To find newspapers and obituary indexes in your ancestor's area, the following sources are helpful:
- Obituaries: A Guide to Sources, 2nd ed., by Betty M. Jarboe, 1989. (FHL book 973 V43j.) Lists over 3,500 sources of obituary indexes and abstracts, arranged by state, then author or title. Includes an appendix that describes obituary indexes at major libraries in 18 states.
- Newspapers in Microform: United States, 1948-1983, Library of Congress, 1984. (FHL book 011.35 N479s; film 1145942.) Arranged by state, then town. Lists newspaper title, years of operation, parent and spin-off papers, and places where microforms are available.
- Gale Director of Publications and Broadcast Media, annual, 4 volumes, Gale Research. (FHL book 970 B34a.) Arrantged by state, then town. Lists addresses and telephone numbers of current newspapers and publishers.

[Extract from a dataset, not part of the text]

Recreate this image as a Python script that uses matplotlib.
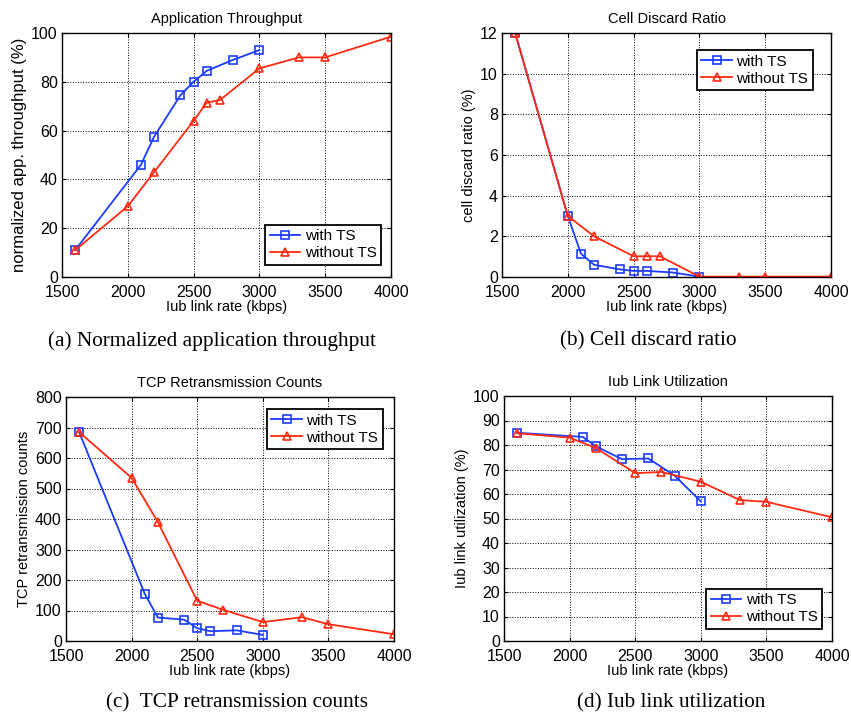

- Some people had more than one obituary. If you find a short death notice, look for a longer obituary in a later newspaper.
- Small-town newspapers often print more detailed obituaries than larger newspapers do.
- Newspapers sometimes report the gathering of relatives during an illness or after a death. If you do not find an obituary for your ancestor on their death date, search the newspaper for two weeks before and two weeks after.
- Look for newspapers at the newspaper office or a library in your ancestor's town. The Family History Library and family history centers have indexes to obituaries and newspaper collecitons, but few actual records.
- Most newspaper publishers will not search their files for you, but some will photocopy an article if you can provide a specific date and event.